Maher noted that “today, they would never let you do that,” to which Williams replied, “Why?”
“Blackface?” Maher questioned, prompting Williams to say: “Why not? You should do it. If you’re an actor, you should do anything you want to do.”
Last year, Harewood played white conservative William F. Buckley in a London West End production of “Best of Enemies.” “I knew the minute I walked on stage, 99% of the audience was thinking: ‘Why is he playing that?’ But by the end of it, everybody was going, ‘Fuck me, that worked really well!,’” Harewood told The Guardian. “Hearing his words coming out of my mouth, many people went, ‘Why am I liking William F. Buckley?’”
Harewood also played Romeo in a production of “Romeo and Juliet” when he was 23. The hostile critical reception to the show led to a breakdown. “Every interview I did was about my color: why are you playing Romeo?
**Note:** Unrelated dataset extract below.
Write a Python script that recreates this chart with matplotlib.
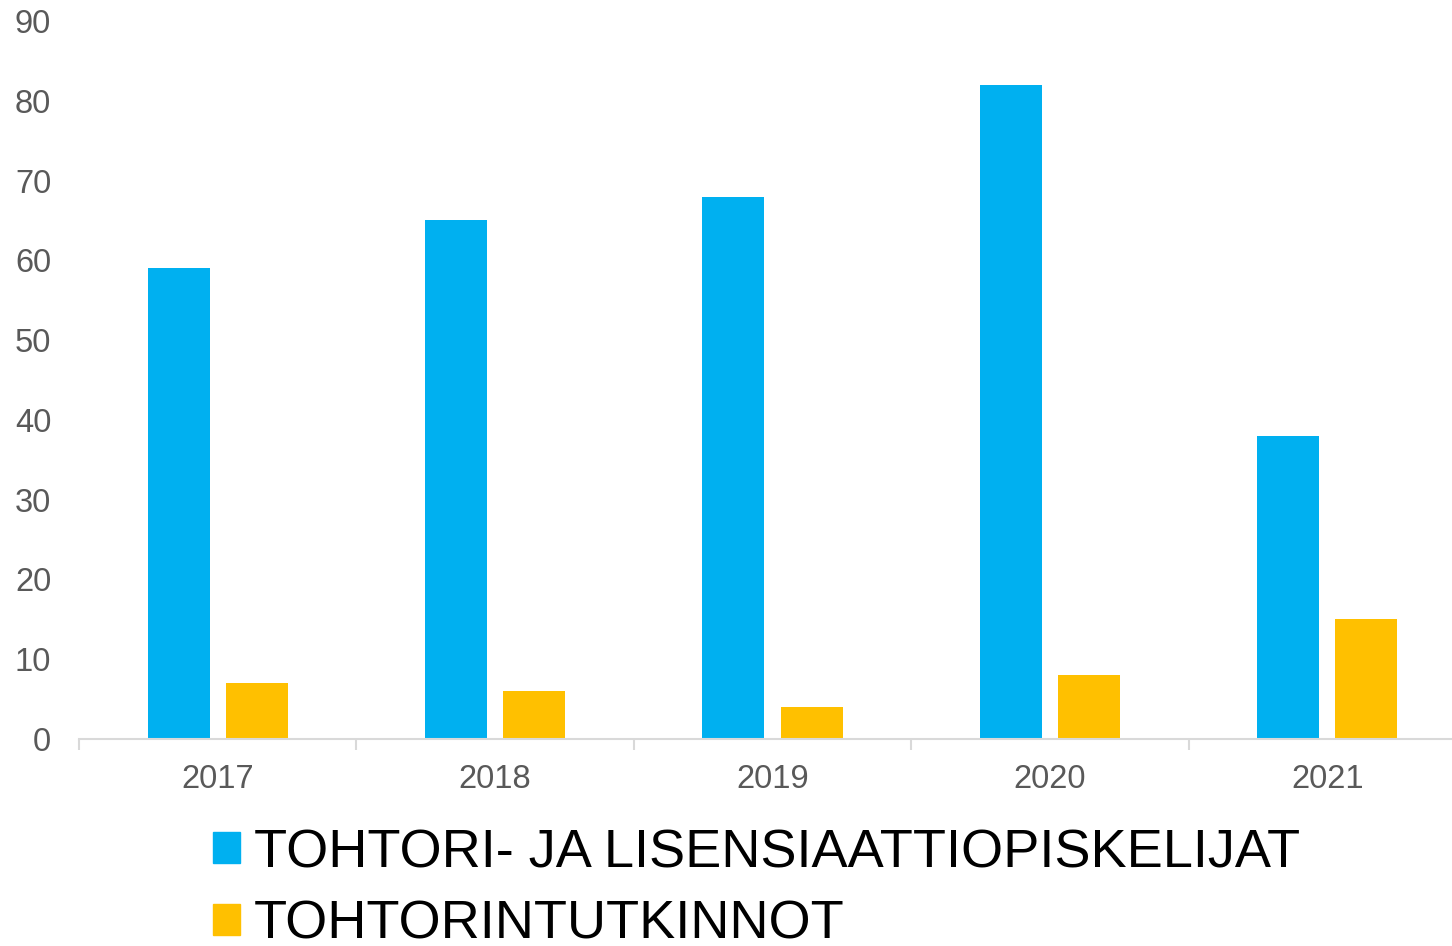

Should you be playing Romeo? Did Shakespeare write it for a Black actor?” Harewood said.
The comments from Harewood come at a time when the U.K. is in a febrile space vis-a-vis race. Last month, “Black Out” performances of “Slave Play” were slammed by U.K. Prime Minister Rishi Sunak’s office as “wrong and divisive.” And earlier this month, Francesca Amewudah-Rivers, who was recently cast as Juliet in a London West End production of “Romeo & Juliet” alongside Tom Holland, was the subject of online racial abuse.